Kids of All Ages (up to 100) Need to Play!

By Shlomo  Maital   

  play

   Hilary G. Conklin, Ph.D., is a fellow with the OpEd Project and an associate professor in the College of Education at DePaul University in Chicago. Writing in TIME magazine’s IDEAS on-line blog, she writes:  “Helicopter parents and teachers, stand down. Kids of all ages need time to learn through play in school.”   It’s time we got serious about the crucial importance of play.  (My wife brought this piece to my attention).

   She continues:   “In classrooms across the country, the countdown to summer vacation has begun. The winter doldrums have always taken a toll, but in the era of test-dominated schooling and the controversial Common Core, it seems increasingly that it’s not until summer that teenagers have any prospect for having fun any more. One of the casualties of current education reform efforts has been the erosion of play, creativity, and joy from teenagers’ classrooms and lives, with devastating effects. Researchers have documented a rise in mental health problems—such as anxiety and depression—among young people that has paralleled a decline in children’s opportunities to play. And while play has gotten deserved press in recent months for its role in fostering crucial social-emotional and cognitive skills and cultivating creativity and imagination in the early childhood years, a critical group has been largely left out of these important conversations. Adolescents, too—not to mention adults, as shown through Google’s efforts —need time to play, and they need time to play in school Early childhood educators have known about and capitalized on the learning and developmental benefits of play for ages.”    

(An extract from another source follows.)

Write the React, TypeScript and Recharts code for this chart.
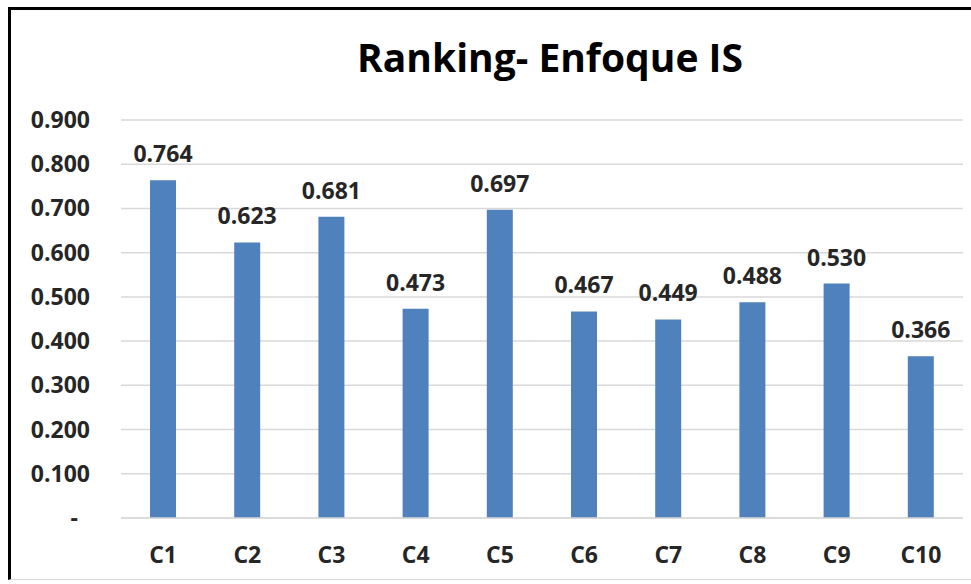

   “To be sure,” she continues, “there are times to be serious in school. The complex study of genocide or racism in social studies classrooms, for example, warrant students’ thoughtful, ethical engagement, while crafting an evidence-based argument in support of a public policy calls upon another set of student skills and understandings. As with all good teaching, teachers must be deliberate about their aims. But, given that play allows for particular kinds of valuable learning and development, there should be room in school to cultivate all of these dimensions of adolescent potential.   Purposefully infusing play into middle and high school classrooms holds the potential for a more joyful, creative, and educative future for us all—a future in which kids have more interesting.”

      Dr. Conklin might have added that adults, too, of all ages, especially us senior citizens, need opportunities to fool around, imagine, create and play.   Creative ideas emerge from an ambience of fun, joking and just general fooling around.  And most important — play is fun.  When life is enjoyed, it is prolonged.